Kiwis choose new flag contender, turnout below 50%

Preliminary results show it won by less than one percentage point, so election officials are waiting for late votes before calling it for sure. The runner-up was also submitted by Lockwood and features red instead of black.

The final result will be announced on Tuesday. Voters will then decide in March if they want to replace their current flag.

Kiwis voted on five designs during this referendum, but less than half the voting population turned out.

Earlier this year, journalist Duncan Garner called the NZ$26 million (US$17.5 million) process a waste of money that could have been used to feed hungry children.

“I’d much prefer a genuine debate about whether we cut ties with Mother England because I support us becoming a republic, with our own constitution,” Garner said in his commentary in the Dominion Post. “But that won’t happen because this current crop of political leaders, Prime Minister John Key included, are too scared to get into anything that might offend and upset the Queen.”

New Zealand’s potential flag change came about thanks to a journalist asking the PM if he still had an interest in changing the current flag. Key said he would.

Two months later in March 2014, he gave a speech calling for a flag change.

“We want a design that says ‘New Zealand’,” he said. “Whether it’s stitched on a Kiwi traveller’s backpack outside a bar in Croatia, on a flagpole outside the United Nations, or standing in a Wellington southerly [steady wind] on top of the Beehive [the executive wing of the parliament buildings] every working day.”

The new flag submissions were open to the public and more than 10,000 designs were submitted.

Lockwood first designed alternative New Zealand flags as he passed time in university lectures 15 years ago.

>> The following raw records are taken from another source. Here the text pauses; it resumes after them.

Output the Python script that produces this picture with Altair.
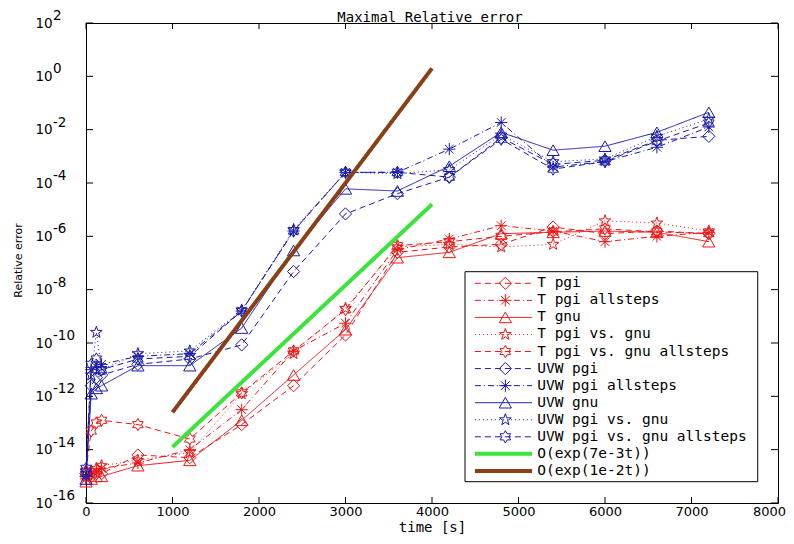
import math
import altair as alt
import pandas as pd

# ---------------- data ----------------
TITLE = "Maximal Relative error"
TIME = [0, 60, 120, 180, 600, 1200, 1800, 2400, 3000, 3600, 4200, 4800, 5400, 6000, 6600, 7200]

# log10 of the maximal relative error
T_PGI = [-15.0, -15.0, -14.9, -14.9, -14.2, -14.3, -13.06, -11.6, -9.7, -6.6, -6.4, -6.3, -5.65, -5.9, -5.8, -5.9]
T_PGI_ALL = [-15.1, -14.9, -14.8, -14.7, -14.5, -14.0, -12.5, -10.3, -9.26, -6.5, -6.1, -5.6, -5.8, -6.2, -6.0, -5.85]
T_GNU = [-15.2, -15.1, -15.0, -15.0, -14.6, -14.4, -12.9, -11.2, -9.5, -6.8, -6.6, -5.9, -5.85, -5.8, -5.85, -6.2]
T_VS = [-14.9, -14.8, -14.7, -14.6, -14.4, -14.1, -11.9, -10.4, -8.7, -6.4, -6.3, -6.4, -6.3, -5.42, -5.5, -5.8]
T_VS_ALL = [-14.8, -13.3, -13.0, -12.9, -13.06, -13.6, -11.87, -10.3, -8.75, -6.35, -6.2, -6.0, -5.83, -5.72, -5.83, -5.9]

UVW_PGI = [-14.9, -11.6, -11.3, -11.2, -10.8, -10.6, -10.07, -7.32, -5.16, -4.4, -3.78, -2.3, -3.3, -3.15, -2.4, -2.25]
UVW_PGI_ALL = [-15.0, -11.0, -10.9, -10.8, -10.5, -10.4, -8.8, -5.8, -3.6, -3.6, -2.73, -1.73, -3.4, -3.2, -2.66, -1.9]
UVW_GNU = [-15.1, -11.9, -11.7, -11.6, -10.85, -10.85, -9.44, -6.53, -4.22, -4.3, -3.37, -2.1, -2.77, -2.62, -2.1, -1.35]
UVW_VS = [-14.8, -11.2, -9.6, -11.0, -10.4, -10.3, -8.77, -5.75, -3.6, -3.65, -3.5, -2.2, -3.2, -3.1, -2.25, -1.6]
UVW_VS_ALL = [-14.7, -10.8, -10.6, -11.0, -10.6, -10.5, -8.8, -5.8, -3.6, -3.6, -3.78, -2.36, -3.48, -3.2, -2.43, -1.75]

REF_TIME = [1000, 4000]
REF_7E3 = [-13.9, -4.8]
REF_1E2 = [-12.6, 0.3]

NAMES = ["T pgi", "T pgi allsteps", "T gnu", "T pgi vs. gnu", "T pgi vs. gnu allsteps",
         "UVW pgi", "UVW pgi allsteps", "UVW gnu", "UVW pgi vs. gnu", "UVW pgi vs. gnu allsteps",
         "O(exp(7e-3t))", "O(exp(1e-2t))"]
SERIES = [T_PGI, T_PGI_ALL, T_GNU, T_VS, T_VS_ALL, UVW_PGI, UVW_PGI_ALL, UVW_GNU, UVW_VS, UVW_VS_ALL]
REFS = [REF_7E3, REF_1E2]

Y_EXPONENTS = [2, 0, -2, -4, -6, -8, -10, -12, -14, -16]
X_TICKS = [0, 1000, 2000, 3000, 4000, 5000, 6000, 7000, 8000]

# ---------------- styles ----------------
W, H = 692, 480
RED, BLUE, GREEN, BROWN = "#ee1616", "#1a1aaa", "#3ce33c", "#8b3f16"
COLORS = [RED] * 5 + [BLUE] * 5 + [GREEN, BROWN]
DASHES = [[6, 4], [6, 3, 1, 3], [1, 0], [1, 3], [6, 4]] * 2 + [[1, 0], [1, 0]]


def star_path(n, inner):
    pts = []
    for k in range(2 * n):
        a = math.radians(-90 + 180.0 / n * k)
        r = 1.0 if k % 2 == 0 else inner
        pts.append(f"{r * math.cos(a):.3f},{r * math.sin(a):.3f}")
    return "M" + "L".join(pts) + "Z"


ASTERISK = "M-1,0L1,0M0,-1L0,1M-0.7,-0.7L0.7,0.7M-0.7,0.7L0.7,-0.7"
PENTAGRAM = star_path(5, 0.40)
HEXAGRAM = star_path(6, 0.58)
SHAPES = ["diamond", ASTERISK, "triangle-up", PENTAGRAM, HEXAGRAM] * 2

MONO = "DejaVu Sans Mono"
SANS = "DejaVu Sans"

# ---------------- tables ----------------
rows = []
for name, vals in zip(NAMES[:10], SERIES):
    for t, lg in zip(TIME, vals):
        rows.append({"series": name, "t": t, "v": 10.0 ** lg})
df = pd.DataFrame(rows)

rrows = []
for name, vals in zip(NAMES[10:], REFS):
    for t, lg in zip(REF_TIME, vals):
        rrows.append({"series": name, "t": t, "v": 10.0 ** lg})
dfr = pd.DataFrame(rrows)

ytick_df = pd.DataFrame({"v": [10.0 ** e for e in Y_EXPONENTS], "lab": [str(e) for e in Y_EXPONENTS]})
xtick_df = pd.DataFrame({"t": X_TICKS})
leg_df = pd.DataFrame({"series": NAMES, "row": list(range(len(NAMES)))})
title_df = pd.DataFrame({"title": [TITLE]})

COLOR = alt.Color("series:N", scale=alt.Scale(domain=NAMES, range=COLORS), legend=None)
DASH = alt.StrokeDash("series:N", scale=alt.Scale(domain=NAMES, range=DASHES), legend=None)
SHAPE = alt.Shape("series:N", scale=alt.Scale(domain=NAMES[:10], range=SHAPES), legend=None)

X_ENC = alt.X("t:Q", scale=alt.Scale(domain=[0, 8000], nice=False, zero=False),
              axis=alt.Axis(values=X_TICKS, format="d", labelFlush=False, ticks=False, domain=False,
                            grid=False, labelPadding=2, labelFont=SANS, labelFontSize=13,
                            labelOffset={"condition": {"test": "datum.value == 8000", "value": -9}, "value": 0},
                            labelColor="black", title="time [s]", titleFont=MONO, titleFontSize=14,
                            titleFontWeight="normal", titleColor="black", titlePadding=2))
Y_ENC = alt.Y("v:Q", scale=alt.Scale(type="log", domain=[1e-16, 1e2], nice=False),
              axis=alt.Axis(values=[10.0 ** e for e in Y_EXPONENTS], labelExpr="'10'", labelAlign="left",
                            labelBaseline="middle", labelPadding=51, ticks=False, domain=False, grid=False,
                            labelFont=SANS, labelFontSize=13.5, labelColor="black", labelFlush=False,
                            title="Relative error", titleFont=SANS, titleFontSize=11,
                            titleFontWeight="normal", titleColor="black", titleX=-68, titleY=237,
                            titleAngle=270, titleAlign="center", titleBaseline="middle"))

lines = alt.Chart(df).mark_line(strokeWidth=1).encode(x=X_ENC, y=Y_ENC, color=COLOR, strokeDash=DASH)
points = alt.Chart(df).mark_point(filled=False, size=150, strokeWidth=1, opacity=1).encode(
    x=X_ENC, y=Y_ENC, color=COLOR, shape=SHAPE)
refs = alt.Chart(dfr).mark_line(strokeWidth=4).encode(x=X_ENC, y=Y_ENC, color=COLOR, strokeDash=DASH)

tick_l = alt.Chart(ytick_df).mark_rule(color="black").encode(y=Y_ENC, x=alt.value(0), x2=alt.value(7))
tick_r = alt.Chart(ytick_df).mark_rule(color="black").encode(y=Y_ENC, x=alt.value(W - 7), x2=alt.value(W))
tick_b = alt.Chart(xtick_df).mark_rule(color="black").encode(x=X_ENC, y=alt.value(H - 6), y2=alt.value(H))
tick_t = alt.Chart(xtick_df).mark_rule(color="black").encode(x=X_ENC, y=alt.value(0), y2=alt.value(6))
expo = alt.Chart(ytick_df).mark_text(align="left", baseline="middle", dy=-7, font=SANS,
                                      fontSize=13.5, color="black").encode(
    y=Y_ENC, x=alt.value(-33), text="lab:N")
title_txt = alt.Chart(title_df).mark_text(align="center", baseline="alphabetic", font=MONO,
                                          fontSize=14, color="black").encode(
    x=alt.value(W / 2 - 2), y=alt.value(-1.5), text="title:N")

main = alt.layer(lines, points, refs, tick_l, tick_r, tick_b, tick_t, expo, title_txt)

# ---------------- legend (inside plot) ----------------
LX = alt.Scale(domain=[0, 1], nice=False, zero=False)
LY = alt.Scale(domain=[-15.26, 12.88], reverse=True, nice=False, zero=False)
ROW = alt.Y("row:Q", scale=LY, axis=None)

box = alt.Chart(pd.DataFrame({"k": [0]})).mark_rect(fill="white", stroke="black", strokeWidth=1).encode(
    x=alt.XDatum(0.5477, scale=LX, axis=None), x2=alt.X2Datum(0.9707),
    y=alt.YDatum(-0.68, scale=LY, axis=None), y2=alt.Y2Datum(11.63))
leg_lines = alt.Chart(leg_df).mark_rule().encode(
    x=alt.XDatum(0.562, scale=LX, axis=None), x2=alt.X2Datum(0.6445), y=ROW,
    color=COLOR, strokeDash=DASH,
    strokeWidth=alt.condition("datum.row >= 10", alt.value(4), alt.value(1)))
leg_pts = alt.Chart(leg_df).transform_filter("datum.row < 10").mark_point(
    filled=False, size=150, strokeWidth=1, opacity=1).encode(
    x=alt.XDatum(0.606, scale=LX, axis=None), y=ROW, color=COLOR, shape=SHAPE)
leg_txt = alt.Chart(leg_df).mark_text(align="left", baseline="middle", font=MONO, fontSize=14.5,
                                      color="black").encode(
    x=alt.XDatum(0.652, scale=LX, axis=None), y=ROW, text="series:N")

legend = alt.layer(box, leg_lines, leg_pts, leg_txt)

chart = alt.layer(main, legend).resolve_scale(x="independent", y="independent").properties(
    width=W, height=H,
    autosize=alt.AutoSizeParams(type="none"),
    padding={"left": 78, "top": 15, "right": 8, "bottom": 33},
    background="white",
).configure_view(stroke="black", strokeWidth=1)

chart.save("out.html", embed_options={"renderer": "svg", "actions": False})
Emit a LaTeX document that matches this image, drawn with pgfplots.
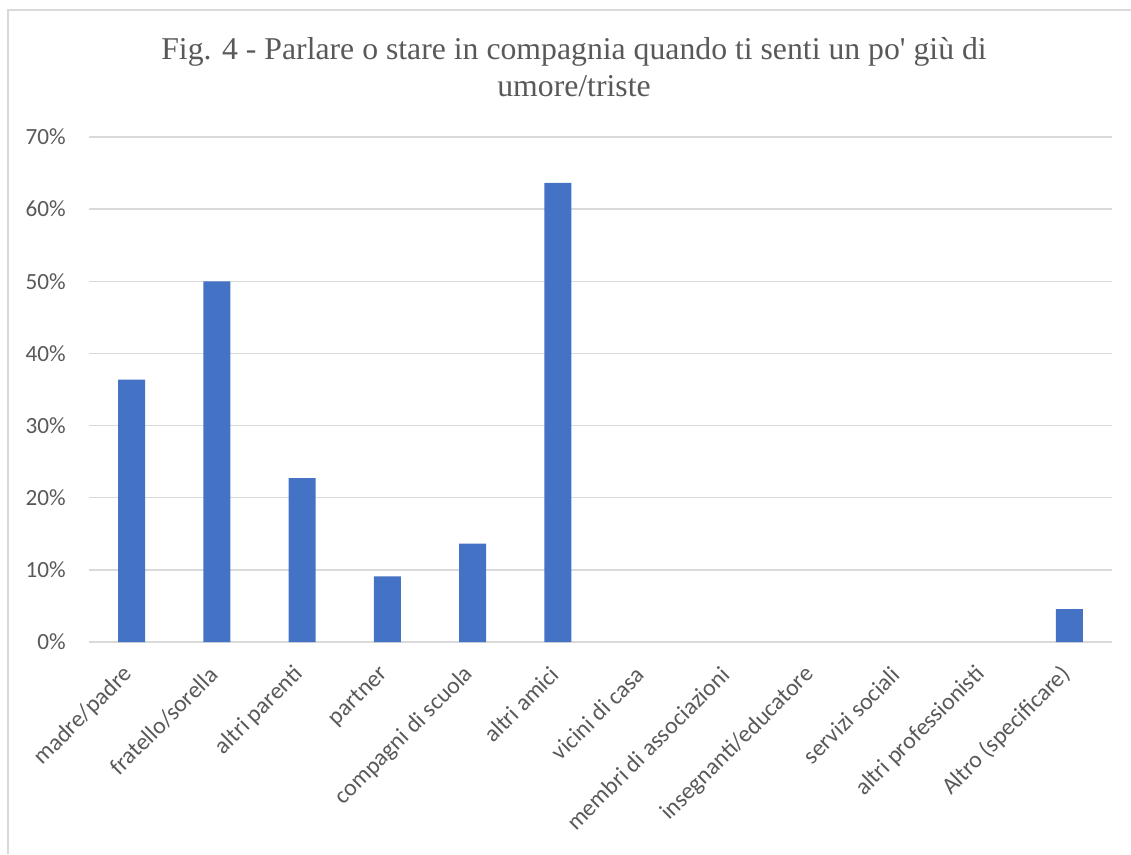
\documentclass[border=0pt]{standalone}
\usepackage{pgfplots}
\pgfplotsset{compat=1.18}
\usepackage{fontspec}
\setmainfont{Liberation Serif}
\newfontfamily\calibri{Carlito}
\definecolor{barblue}{HTML}{4472C4}
\definecolor{gridgray}{HTML}{D9D9D9}
\definecolor{txtgray}{HTML}{595959}
\begin{document}
\begin{tikzpicture}
\path[use as bounding box] (0,0) rectangle (848.25pt,640.5pt);
\draw[gridgray, line width=1.2pt] (6pt,0pt) -- (6pt,633pt) -- (848.25pt,633pt);
\node[anchor=base, text=txtgray, font=\fontsize{23.8}{28}\selectfont, inner sep=0pt] at (430.5pt,595.5pt) {Fig. 4 - Parlare o stare in compagnia quando ti senti un po\textquotesingle{} giù di};
\node[anchor=base, text=txtgray, font=\fontsize{23.8}{28}\selectfont, inner sep=0pt] at (430.5pt,567.75pt) {umore/triste};
\begin{axis}[
  at={(66.75pt,159pt)}, anchor=south west,
  scale only axis, width=767.25pt, height=378.75pt,
  xmin=-0.5, xmax=11.5, ymin=0, ymax=70,
  ybar, bar width=20.25pt,
  axis x line=bottom, axis y line=left,
  x axis line style={-, gridgray, line width=1.5pt},
  y axis line style={draw=none},
  ymajorgrids, grid style={gridgray, line width=1pt},
  major tick length=0pt,
  ytick={0,10,...,70},
  yticklabels={0\%,10\%,20\%,30\%,40\%,50\%,60\%,70\%},
  yticklabel style={anchor=east, inner sep=0pt, xshift=-17.25pt, font=\calibri\fontsize{17.4}{20}\selectfont, text=txtgray},
  xtick={0,...,11},
  xticklabels={madre/padre,fratello/sorella,altri parenti,partner,compagni di scuola,altri amici,vicini di casa,membri di associazioni,insegnanti/educatore,servizi sociali,altri professionisti,Altro (specificare)},
  xticklabel style={rotate=45, anchor=east, inner sep=0pt, xshift=-16.7pt, yshift=-13.7pt, font=\calibri\fontsize{17.8}{20}\selectfont, text=txtgray},
  clip=false,
]
% categories 6-10 (vicini di casa ... altri professionisti) are 0%
\addplot[fill=barblue, draw=none] coordinates {
(0,36.36) (1,50.0) (2,22.73) (3,9.09) (4,13.64) (5,63.64) (11,4.55)
};
\end{axis}
\end{tikzpicture}
\end{document}
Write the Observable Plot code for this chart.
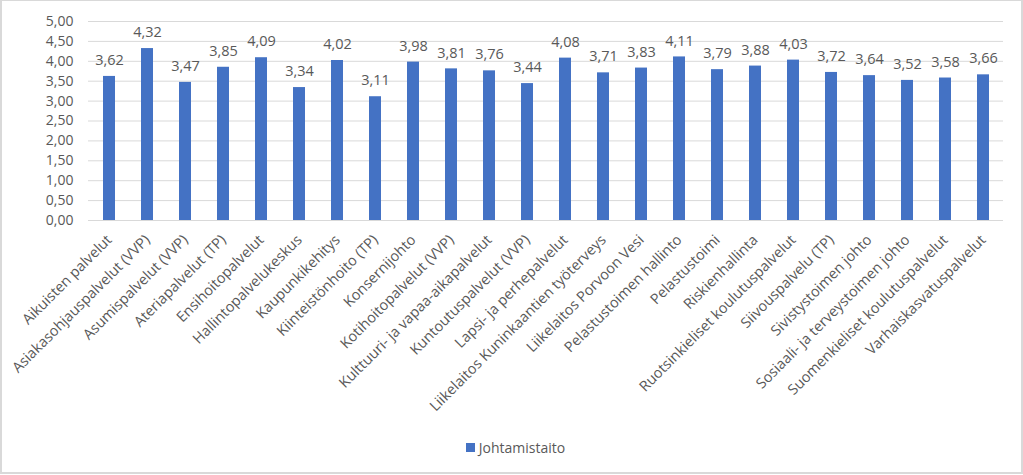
<!DOCTYPE html>
<html>
<head>
<meta charset="utf-8">
<script src="https://cdn.jsdelivr.net/npm/d3@7"></script>
<script src="https://cdn.jsdelivr.net/npm/@observablehq/plot@0.6"></script>
<style>
  html, body { margin: 0; padding: 0; background: #fff; }
  #frame {
    position: absolute; left: 0; top: 0;
    width: 1019px; height: 471px;
    border: 1px solid #d9d9d9; border-width: 1px 2px 2px 2px;
    background: #fff; font-family: "Open Sans", sans-serif;
  }
  #legend {
    height: 32px; display: flex; align-items: center; justify-content: center;
    font-size: 14px; color: #595959; padding-left: 8px;
  }
  #legend .sw { width: 9px; height: 9px; background: #4472C4; margin-right: 4px; display: inline-block; }
</style>
</head>
<body>
<div id="frame">
  <div id="chart"></div>
  <div id="legend"><span class="sw"></span><span id="legendText"></span></div>
</div>
<script>
const categories = [
  "Aikuisten palvelut",
  "Asiakasohjauspalvelut (VVP)",
  "Asumispalvelut (VVP)",
  "Ateriapalvelut (TP)",
  "Ensihoitopalvelut",
  "Hallintopalvelukeskus",
  "Kaupunkikehitys",
  "Kiinteistönhoito (TP)",
  "Konsernijohto",
  "Kotihoitopalvelut (VVP)",
  "Kulttuuri- ja vapaa-aikapalvelut",
  "Kuntoutuspalvelut (VVP)",
  "Lapsi- ja perhepalvelut",
  "Liikelaitos Kuninkaantien työterveys",
  "Liikelaitos Porvoon Vesi",
  "Pelastustoimen hallinto",
  "Pelastustoimi",
  "Riskienhallinta",
  "Ruotsinkieliset koulutuspalvelut",
  "Siivouspalvelu (TP)",
  "Sivistystoimen johto",
  "Sosiaali- ja terveystoimen johto",
  "Suomenkieliset koulutuspalvelut",
  "Varhaiskasvatuspalvelut"
];
const values = [3.62, 4.32, 3.47, 3.85, 4.09, 3.34, 4.02, 3.11, 3.98, 3.81, 3.76, 3.44,
                4.08, 3.71, 3.83, 4.11, 3.79, 3.88, 4.03, 3.72, 3.64, 3.52, 3.58, 3.66];
const seriesName = "Johtamistaito";
const yTicks = [0, 0.5, 1, 1.5, 2, 2.5, 3, 3.5, 4, 4.5, 5];

const data = categories.map((c, i) => ({category: c, value: values[i]}));
const fmt = v => v.toFixed(2).replace(".", ",");

const chart = Plot.plot({
  width: 1019,
  height: 430,
  marginLeft: 86,
  marginRight: 18,
  marginTop: 20,
  marginBottom: 211,
  style: {fontFamily: "'Open Sans', sans-serif", color: "#595959", background: "#fff"},
  x: {domain: categories, paddingInner: 0.69, paddingOuter: 0.345, label: null},
  y: {domain: [0, 5], label: null},
  marks: [
    Plot.gridY(yTicks, {stroke: "#d9d9d9", strokeOpacity: 1}),
    Plot.axisY({ticks: yTicks, tickFormat: fmt, tickSize: 0, tickPadding: 15, fontSize: 14, fill: "#595959", label: null}),
    Plot.axisX({tickSize: 0, tickPadding: 17, tickRotate: -45, fontSize: 14.5, fill: "#595959", label: null}),
    Plot.barY(data, {x: "category", y: "value", fill: "#4472C4"}),
    Plot.text(data, {x: "category", y: "value", text: d => fmt(d.value), dy: -16, fontSize: 14.5, fill: "#595959"})
  ]
});
document.getElementById("chart").appendChild(chart);
document.getElementById("legendText").textContent = seriesName;
</script>
</body>
</html>
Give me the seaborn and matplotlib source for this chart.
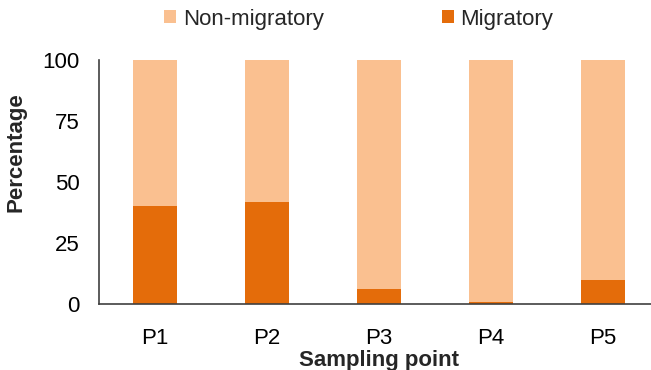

He was the only designer to have two designs in the final five.

If New Zealanders decide to change the flag in the March ballot, they will follow other countries like Canada and South Africa in changing their flag.

Canada made the change in 1964, getting rid of the Union Jack in favor of the iconic maple leaf.

A November 3 News poll showed 65 percent of New Zealanders want to keep the current flag. 28 percent want to change, and the rest don’t know or don’t care.